How to NOT Marry the Wrong Person
Women everywhere are blogging and talking about Alain de Botton’s article in the New York Times, “Why You Will Marry the Wrong Person.” After reading and re-reading his piece I feel that it is yet another doom and gloom commentary on marriage. His belief the “choosing whom to commit ourselves to is merely a case of identifying which particular variety of suffering we would most like to sacrifice ourselves for” probably speaks to his own disappointments in love and marriage.
In the past 35 years of working with individuals and couples, I have identified three reasons why people marry the wrong person.

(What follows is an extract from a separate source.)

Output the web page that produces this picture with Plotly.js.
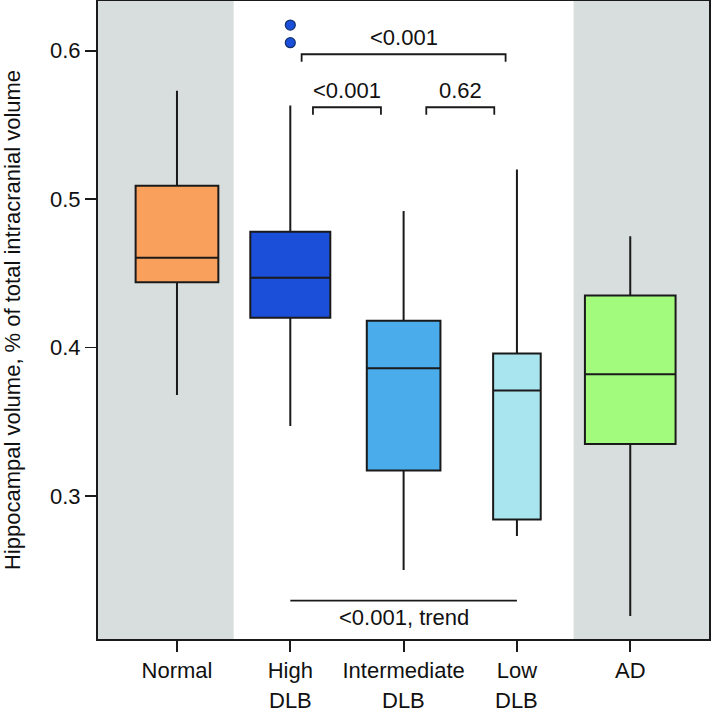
<!DOCTYPE html>
<html><head><meta charset="utf-8">
<script src="https://cdn.plot.ly/plotly-3.0.1.min.js"></script>
<style>html,body{margin:0;padding:0;background:#fff}#chart{width:711px;height:713px}</style>
</head><body><div id="chart"></div>
<script>
// Data
const catPos = [0, 1, 2, 3, 4];
const catLine1 = ["Normal", "High", "Intermediate", "Low", "AD"];
const catLine2 = ["", "DLB", "DLB", "DLB", ""];
const lowerWhisker = [0.368, 0.347, 0.250, 0.273, 0.219];
const q1 = [0.444, 0.420, 0.317, 0.284, 0.335];
const median = [0.4605, 0.447, 0.386, 0.371, 0.382];
const q3 = [0.509, 0.478, 0.418, 0.396, 0.435];
const upperWhisker = [0.573, 0.563, 0.492, 0.520, 0.475];
const boxWidths = [0.73, 0.706, 0.65, 0.42, 0.80];
const boxColors = ["#F9A15C", "#1C4FD9", "#4AACEB", "#A8E5EF", "#A2FB7C"];
const outlierX = [1, 1];
const outlierY = [0.6173, 0.6054];
// p-value brackets: [x0, x1, y, label]
const brackets = [
  [1.1, 2.9, 0.5976, "<0.001"],
  [1.2, 1.8, 0.5619, "<0.001"],
  [2.2, 2.8, 0.5619, "0.62"]
];
const trendLine = [1, 3, 0.2294, "<0.001, trend"];
const yTicks = [0.3, 0.4, 0.5, 0.6];

const FONT = "Liberation Sans, Arial, sans-serif";
const FS = 22;
const lineCol = "#1a1a1a";
const traces = catPos.map((p, i) => ({
  type: "box",
  x: [p],
  q1: [q1[i]], median: [median[i]], q3: [q3[i]],
  lowerfence: [lowerWhisker[i]], upperfence: [upperWhisker[i]],
  width: boxWidths[i],
  whiskerwidth: 0,
  fillcolor: boxColors[i],
  line: {color: lineCol, width: 2},
  boxpoints: false,
  hoverinfo: "skip",
  showlegend: false
}));
traces.push({
  type: "scatter", mode: "markers", x: outlierX, y: outlierY,
  marker: {size: 10, color: boxColors[1], line: {color: "#10306e", width: 1.2}},
  showlegend: false, hoverinfo: "skip"
});

const shapes = [
  {type: "rect", xref: "x", yref: "paper", x0: -0.8, x1: 0.5, y0: 0, y1: 1, fillcolor: "#D8DEDD", line: {width: 0}, layer: "below"},
  {type: "rect", xref: "x", yref: "paper", x0: 3.5, x1: 4.8, y0: 0, y1: 1, fillcolor: "#D8DEDD", line: {width: 0}, layer: "below"}
];
const annotations = [];
const tickDrop = 0.005;
brackets.forEach(b => {
  shapes.push({type: "path", xref: "x", yref: "y",
    path: `M ${b[0]},${b[2]-tickDrop} L ${b[0]},${b[2]} L ${b[1]},${b[2]} L ${b[1]},${b[2]-tickDrop}`,
    line: {color: lineCol, width: 1.8}});
  annotations.push({x: (b[0]+b[1])/2, y: b[2], xref: "x", yref: "y", text: b[3], showarrow: false,
    yanchor: "bottom", yshift: 2, font: {size: FS, color: "#111", family: FONT}});
});
shapes.push({type: "line", xref: "x", yref: "y", x0: trendLine[0], x1: trendLine[1], y0: trendLine[2], y1: trendLine[2],
  line: {color: lineCol, width: 1.8}});
annotations.push({x: (trendLine[0]+trendLine[1])/2, y: trendLine[2], xref: "x", yref: "y", text: trendLine[3],
  showarrow: false, yanchor: "top", yshift: -2, font: {size: FS, color: "#111", family: FONT}});
catPos.forEach((p, i) => {
  if (catLine2[i]) annotations.push({x: p, y: 0, xref: "x", yref: "paper", text: catLine2[i], showarrow: false,
    yanchor: "middle", yshift: -61, borderpad: 0, font: {size: FS, color: "#111", family: FONT}});
});

const layout = {
  width: 711, height: 713,
  margin: {l: 98, r: 2, t: 1, b: 74},
  paper_bgcolor: "#fff", plot_bgcolor: "#fff",
  font: {family: FONT, size: FS, color: "#111"},
  showlegend: false,
  boxmode: "overlay",
  xaxis: {range: [-0.697, 4.695], tickvals: catPos, ticktext: catLine1, ticks: "outside", ticklen: 11,
    tickwidth: 1.8, tickcolor: lineCol, showgrid: false, zeroline: false, showline: true, mirror: true,
    linecolor: lineCol, linewidth: 2, tickfont: {size: FS}, fixedrange: true},
  yaxis: {range: [0.2035, 0.6335], tickvals: yTicks, ticktext: yTicks.map(v => v.toFixed(1)), ticks: "outside",
    ticklen: 11, tickwidth: 1.8, tickcolor: lineCol, showgrid: false, zeroline: false, showline: true, mirror: true,
    linecolor: lineCol, linewidth: 2, tickfont: {size: FS},
    title: {text: "Hippocampal volume, % of total intracranial volume", font: {size: FS}, standoff: 24}},
  shapes: shapes,
  annotations: annotations
};
Plotly.newPlot("chart", traces, layout, {staticPlot: true});
</script></body></html>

The good news is that if we are willing to educate ourselves about relationships, we can look forward to marrying the right person and finding lasting love.
1. If each of us is not in a good place emotionally and psychologically, it is not possible to choose the ‘right’ partner. It is also very difficult, if not impossible, to have a healthy, long-lasting relationship with anyone, if our own ‘unfinished business’ from the past as well as current unresolved issues have not been acknowledged, addressed and resolved.
2. The majority of people have unfortunately not learned the ingredients that actually go into a long-lasting healthy relationship like a marriage.
3. If we don’t know what ingredients go into a healthy relationship, we are in no position to be able to assess who’s right or wrong for us BEFORE committing to any serious relationship.
However, if we are willing to do some relationship education homework, we will be in a position to choose Mr./Ms. Right and find lasting love.